Fifth, Christian warfare is full of virtue. Christian warfare is neither angry nor quarrelsome but is godly, dignified, peaceful, filled with good works, properly adorned, rightly submissive, and comes from a modest life. It is not vengeful; it is not bitter; it does not keep record of wrongs; it is full of love and honesty and devotion and self-sacrifice. And yet it is also not restrained by the world’s interests: pleasing man rather than God, growing one’s economic value, puffing up one’s pride, and seeking justice by one’s own power. In so being all these things, Christian warfare always carries with it the character of Christ. If it is not these things, it may be warfare, but it is not the good warfare.
According to all this, Timothy’s greenness is marked by warfare and prayer. Let us then live in this young and green season in our church in a way which follows Paul’s advice to Timothy, that we would, in our youth, give ourselves to war and prayer. Paul tells him this is what lies ahead, and Timothy is to share this with the church in Ephesus. And so we, as a green church, heed Paul’s sacred wisdom. And we heed it nowhere more potently than in this table, the Table of our Lord. It is then no surprise that as a young church, this table is immensely important for us, for in it are the most important weapons of war and prayer we have been given. This is a table of war-time preparation, restoration, and rest. It is a table of warrior fellowship. And it is a table which reminds us that Christ is our warrior-king, going before us into every battle. At this table is likewise the most important components of prayer. This is a table of prayerful preparation, consecration, and humility. It is a table of prayerful fellowship. Just as Christ is our warrior-king, going before us, he is our great high priest, forever interceding for us at the right hand of the Father. In this Table, in this bread and wine, is signified that this good warfare is one which requires sounds doctrine, which is why the prayer of consecration is filled with so much Scripture. In this Table is signified that this good warfare is against sin, which is why we confess before we fellowship together at this Table. In this Table is signified that this warfare is indeed good, which is why we do not come to this table morose or timid or melancholy; we come to this table with joy and thanksgiving. In this Table is signified the prayer of prayers, the intercessory prayers of Jesus Christ, seated at the right hand of the Father. In this Table is signified that this warfare is one which is filled with Christian virtue, because this Table, though a table, is a sword, whose two edges are providence and fellowship. At this Sacrament are all the signs of one great truth: the Church is a people who prays and fights, for by doing both we are sanctified and God is glorified, and this is most especially true in our youth, in our greenness.

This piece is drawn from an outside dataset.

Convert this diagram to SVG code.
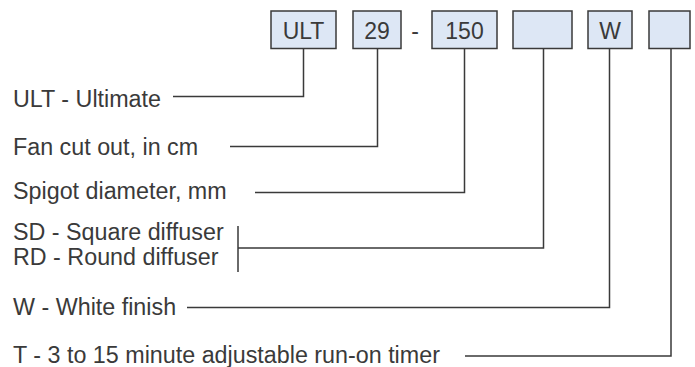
<svg xmlns="http://www.w3.org/2000/svg" width="695" height="367" viewBox="0 0 695 367">
<style>
.box{fill:#dde7f5;stroke:#3a3a3a;stroke-width:1.5}
.bt{font-family:"Liberation Sans",Arial,sans-serif;font-size:23px;fill:#3a3a3a;text-anchor:middle}
.lbl{font-family:"Liberation Sans",Arial,sans-serif;font-size:23.3px;fill:#3a3a3a}
.ln{fill:none;stroke:#3a3a3a;stroke-width:1.5}
</style>
<rect width="695" height="367" fill="#ffffff"/>
<g id="code">
<g id="box-ult"><rect class="box" x="271" y="11" width="65" height="37.5"/><text class="bt" x="303.5" y="38.5">ULT</text></g>
<g id="box-29"><rect class="box" x="353" y="11" width="48" height="37.5"/><text class="bt" x="377" y="38.5">29</text></g>
<g id="dash"><text class="bt" x="415" y="38.5">-</text></g>
<g id="box-150"><rect class="box" x="432" y="11" width="65" height="37.5"/><text class="bt" x="464.5" y="38.5">150</text></g>
<g id="box-diffuser"><rect class="box" x="513" y="11" width="59" height="37.5"/></g>
<g id="box-w"><rect class="box" x="588" y="11" width="44" height="37.5"/><text class="bt" x="610" y="38.5">W</text></g>
<g id="box-timer"><rect class="box" x="649" y="11" width="41" height="37.5"/></g>
</g>
<g id="labels">
<g id="lbl-ult"><text class="lbl" x="13" y="106.5">ULT - Ultimate</text></g>
<g id="lbl-fan"><text class="lbl" x="13" y="155">Fan cut out, in cm</text></g>
<g id="lbl-spigot"><text class="lbl" x="13" y="198.5">Spigot diameter, mm</text></g>
<g id="lbl-diffuser"><text class="lbl" x="13" y="240">SD - Square diffuser</text><text class="lbl" x="13" y="265">RD - Round diffuser</text></g>
<g id="lbl-w"><text class="lbl" x="13" y="315">W - White finish</text></g>
<g id="lbl-timer"><text class="lbl" x="13" y="362.5">T - 3 to 15 minute adjustable run-on timer</text></g>
</g>
<g id="connectors">
<path class="ln" d="M173 96.5H303.5V48.5"/>
<path class="ln" d="M230 146.5H377.5V48.5"/>
<path class="ln" d="M255 192.5H464.5V48.5"/>
<path class="ln" d="M238 226V272M238 248H543.5V48.5"/>
<path class="ln" d="M187 307.5H609.5V48.5"/>
<path class="ln" d="M465 356H671V48.5"/>
</g>
</svg>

Now hear, as we close our time, a poem from George Herbert titled “Prayer (I)”
Prayer the Church's banquet, Angels’ age,
God's breath in man returning to his birth,
The soul in paraphrase, heart in pilgrimage,
The Christian plummet sounding heav'n and earth;
Engine against th' Almighty, sinner's tower,
Reversed thunder, Christ-side-piercing spear,
The six-days world-transposing in an hour,
A kind of tune, which all things hear and fear;
Softness, and peace, and joy, and love, and bliss,
Exalted manna, gladness of the best,
Heaven in ordinary, man well dressed,
The milky way, the bird of Paradise,
Church-bells beyond the stars heard, the soul's blood,
The land of spices; something understood.